7. Hellsing Ultimate

I really like the original Hellsing TV series (#5). That second half isn’t nearly as bad as people claim. There’s one or two lame episodes in the latter half, but the actual showdown at the end is good stuff. Ultimate isn’t over quite yet, so I can’t make a final final assessment on the thing, but I’ve read the manga and know how it ends. Since the anime up to this point has been pretty damn loyal to the original manga, I can safely make a just-final assessment. I don’t like how things end. The final conflict between The Major and the Hellsing Organization just isn’t all that interesting.

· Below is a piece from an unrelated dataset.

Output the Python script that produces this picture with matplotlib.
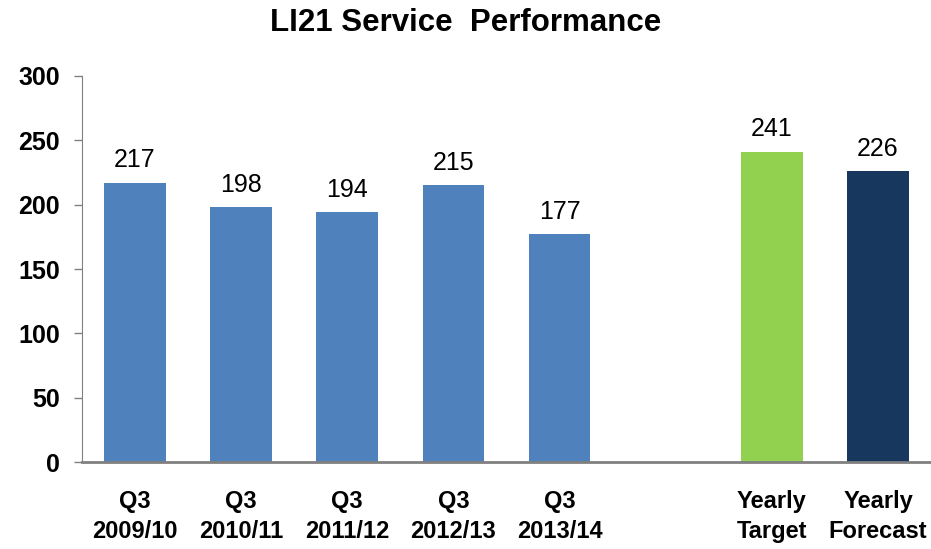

But damn are there some great moments before that lame ending that’ll inevitably get animated. I fucking love The Major’s war speech. It’s sublime ridiculousness and may be one of the greatest character moments in all of anime and manga. But when you get down to it, I just wish the OVA had the TV series’ soundtrack. That’d probably move it up on this list a few slots

6. Bartender

The series is nice. It’s about adults doing adultish stuff. It’s about booze. I don’t drink, but I can appreciate where the series is coming from as far as that stuff goes. If I forced myself to delve into that wicked realm of slice of life and iyashikei, I’d say this is my sort of thing because it is relaxing and comforting in that sense. But the main reason why I really like this series is the opening song. It’s easily in my top five all time anime openings, and I’d even dare say it’s my all-time favorite if not for another song from this very year that competes with it. Yeah man, it’s an upbeat jazz duet. If I had my say, every anime opening would be just that.